A heated cylindrical billet workpiece is fed between two convex-tapered rollers, which are rotating in the same direction.^[2] The rollers are usually 6° askew from parallel with the billet's axis. The rollers are on opposite sides of the billet, and the surface of their largest cross sections are separated by a distance slightly smaller than the outside diameter (OD) of the original billet. The load imparted by the rollers compresses the material and the 6° skew provides both rotation and translation to the billet. The friction between the rollers and the billet is intentionally high, and is sometimes increased by using knurled rollers. This friction establishes stresses varying radially through the billet, with the highest stresses at the outer surface and the central axis. The stress exceeds the yield strength of the billet and causes circumferential fissures to propagate at various radii near the outer surface, and a central longitudinal void to form at the axis. A tapered mandrel is set inside and a short distance from the start of the central void. This mandrel forces the material outward and compresses the material against the back side of the tapered rollers.
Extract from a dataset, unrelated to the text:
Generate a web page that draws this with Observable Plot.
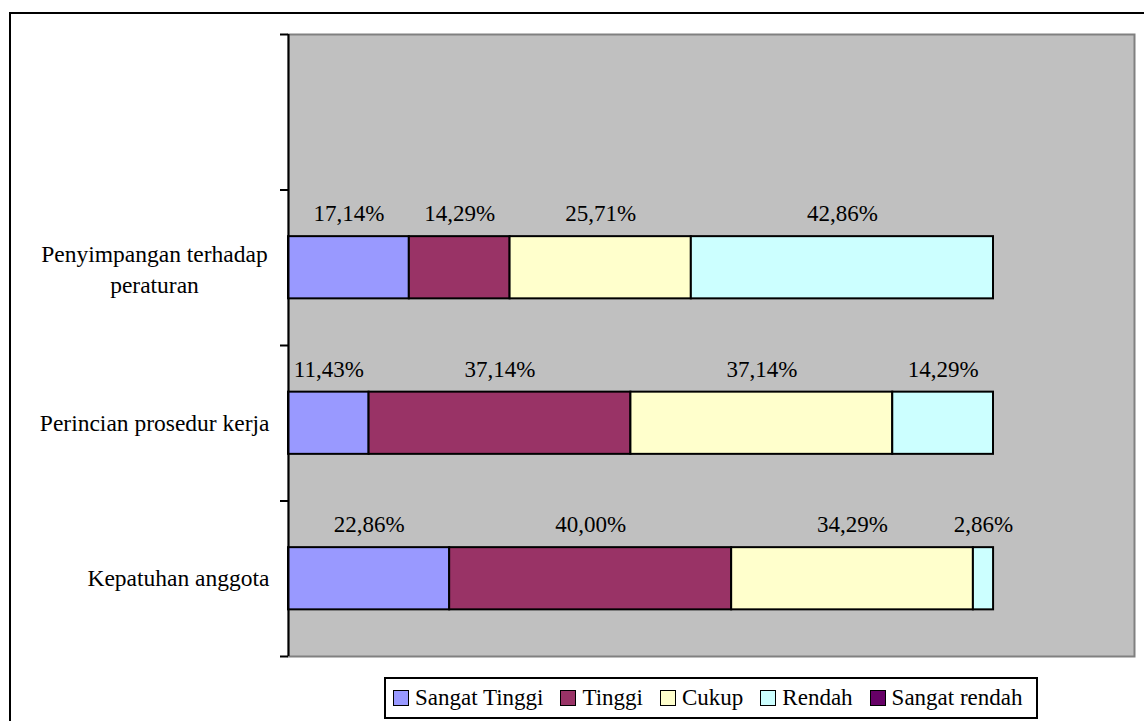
<!DOCTYPE html>
<html>
<head>
<meta charset="utf-8">
<script src="https://cdn.jsdelivr.net/npm/d3@7"></script>
<script src="https://cdn.jsdelivr.net/npm/@observablehq/plot@0.6"></script>
<style>
  html, body { margin: 0; padding: 0; background: #fff; overflow: hidden; width: 1144px; height: 721px; }
  #chart { position: absolute; left: 0; top: 0; }
  #outer { position: absolute; left: 9px; top: 12px; width: 1300px; height: 900px; border: 2px solid #000; box-sizing: border-box; pointer-events: none; }
  #legend { position: absolute; left: 384px; top: 677px; height: 42px; box-sizing: border-box; border: 2px solid #000; background: #fff;
            display: flex; align-items: center; padding: 0 13px 0 7px; font-family: 'Liberation Serif', serif; font-size: 23px; color: #000; }
  .item { display: flex; align-items: center; margin-right: 17px; }
  .item:last-child { margin-right: 0; }
  .sw { width: 14px; height: 14px; border: 1.5px solid #000; margin-right: 6px; }
  #chart svg text { font-family: 'Liberation Serif', serif; }
</style>
</head>
<body>
<div id="chart"></div>
<div id="legend"></div>
<div id="outer"></div>
<script>
// ---- data ----
const categories = ["", "Penyimpangan terhadap\nperaturan", "Perincian prosedur kerja", "Kepatuhan anggota"];
const seriesNames = ["Sangat Tinggi", "Tinggi", "Cukup", "Rendah", "Sangat rendah"];
const seriesColors = ["#9999FF", "#993366", "#FFFFCC", "#CCFFFF", "#660066"];
const sangatTinggi = [0, 17.14, 11.43, 22.86];
const tinggi       = [0, 14.29, 37.14, 40.00];
const cukup        = [0, 25.71, 37.14, 34.29];
const rendah       = [0, 42.86, 14.29, 2.86];
const sangatRendah = [0, 0, 0, 0];

const seriesValues = [sangatTinggi, tinggi, cukup, rendah, sangatRendah];

const rows = [];
categories.forEach((cat, i) => {
  let acc = 0;
  seriesValues.forEach((vals, j) => {
    const v = vals[i];
    rows.push({cat, i, series: seriesNames[j], value: v, x1: acc, x2: acc + v});
    acc += v;
  });
});
const drawn = rows.filter(d => d.value > 0);
const fmt = v => v.toFixed(2).replace(".", ",") + "%";

const font = "Liberation Serif";
const catRows = categories.map((c, i) => ({c, i})).filter(d => d.c !== "");

const chart = Plot.plot({
  width: 1144,
  height: 665,
  marginLeft: 288,
  marginRight: 10,
  marginTop: 34,
  marginBottom: 9,
  style: {background: "transparent", fontFamily: font},
  x: {domain: [0, 120], axis: null},
  y: {domain: [0, categories.length], reverse: true, axis: null},
  color: {domain: seriesNames, range: seriesColors},
  marks: [
    Plot.frame({fill: "#C0C0C0", stroke: "#808080", strokeWidth: 2}),
    Plot.rectX(drawn, {x1: "x1", x2: "x2", y1: d => d.i + 0.3, y2: d => d.i + 0.7,
      fill: "series", stroke: "#000", strokeWidth: 2}),
    Plot.text(drawn, {x: d => (d.x1 + d.x2) / 2, y: d => d.i + 0.3, text: d => fmt(d.value),
      dy: -23, fontSize: 23, fill: "#000", fontFamily: font}),
    Plot.ruleX([0], {stroke: "#000", strokeWidth: 2}),
    Plot.axisY({ticks: d3.range(categories.length + 1), tickFormat: () => "", tickSize: 8,
      stroke: "#000", strokeWidth: 2, anchor: "left"}),
    Plot.text(catRows.filter(d => !d.c.includes("\n")), {x: 0, y: d => d.i + 0.5, text: "c",
      textAnchor: "end", dx: -19, fontSize: 23.5, fill: "#000", fontFamily: font}),
    Plot.text(catRows.filter(d => d.c.includes("\n")), {x: 0, y: d => d.i + 0.5, text: "c",
      textAnchor: "middle", dx: -134, lineHeight: 1.3, fontSize: 23.5, fill: "#000", fontFamily: font})
  ]
});
document.getElementById("chart").appendChild(chart);

const legend = document.getElementById("legend");
seriesNames.forEach((name, j) => {
  const it = document.createElement("div");
  it.className = "item";
  const sw = document.createElement("div");
  sw.className = "sw";
  sw.style.background = seriesColors[j];
  const t = document.createElement("span");
  t.textContent = name;
  it.appendChild(sw);
  it.appendChild(t);
  legend.appendChild(it);
});
</script>
</body>
</html>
This compressive loading fuses the circumferential fissures and sets the initial internal and external diameter values. The formed tube is then cooled and can be cold worked to refine the diameters and to achieve the desired yield strengths.^[3]

Mannesmann mills can produce tubes as large as 300 mm (12 in) in diameter.^[3]

The Stiefel process is very similar to the Mannesmann process, except that the convex rollers are replaced with large conical disks. This allows for larger tubes to be formed.^[3]